Romans 9: Children of the Promise – Part II
Adapted from a reflection written on June 3, 2010.
Controversy, rumors, secrecy. In our public and private lives, gossip and partisanship divide us to stir up chaos and confusion. Paul examines the story of Exodus to open our hearts to the divisions of our age.
Conspiracy, collusion, deceit. In our public and private lives, complicity and trickery fog our vision and obstruct our hearing. Paul presents a view of Jesus’ world so that we might draw parallels with our own times.
Paul reminds us of how God uses the harshness of Pharaoh to show his power and compassion for the people he has selected to be his own. He tells us that we must engage God in conversation, even to the point of argument: You will say to me then . . . “who indeed are you, a human being, to talk back to God?” (19-20) Paul tells us that God has infinite patience and mercy to use as he shepherds humans toward the truth; and he can choose his followers from among the Jews as well as the Gentile nations. Citing the prophet Hosea, Paul repeats that God has the power, and the prerogative, to do as God likes. He gives thanks that God is a good and gracious being who loves creation dearly; and he reminds us that we best find our true selves and we best fulfill God’s hope in us when we stumble over the obstacles in our way. Our troubles and sorrows bring us closer to God. Each time we hurdle over an obstacle, we open ourselves to divinity. Each time we admit that our views might be less narrow, we offer our hearts to God for conversion.

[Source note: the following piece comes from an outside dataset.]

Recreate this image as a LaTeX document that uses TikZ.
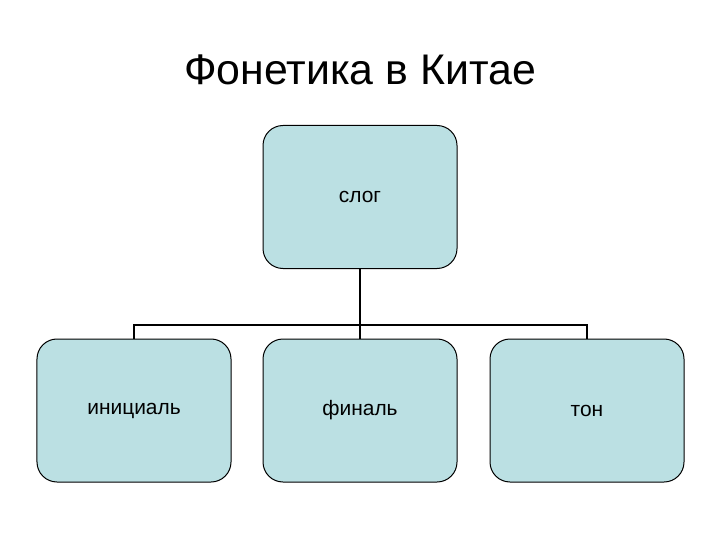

Paul tells us today that it is not the children of the flesh who are children of God, but the children of the promise are counted as descendents (9:8). Our birth and heritage do not guarantee us a place with God, nor do our traditions and customs make us holy; rather it is those who respond to God’s call and act according to God’s plan who find themselves in union with God . . . and this can be anyone, even the least expected.
Hosea tells us and Paul re-states: Those who were not my people I will call my people, and her who was not beloved I will call beloved (9:25) This is the promise we are given, and God will always fulfill his promises for he is faithful.
We can take this lesson and apply it to the relationships in which we find ourselves. When a loved one knows a truth but still turns to darkness, we ask God to intervene with patience. When one we hold dear refuses to see what everyone else sees, we ask God to act in kindness. And when our world is out of focus and upside down, we ask God to transform evil into goodness for this is God’s promise, this is God’s assurance, this is God’s guarantee . . . that the faithful are rewarded . . . the repentant are transformed . . . and the rejected cornerstones will form strong foundations for the promised new life.
Let us give thanks that we are the children of this promise.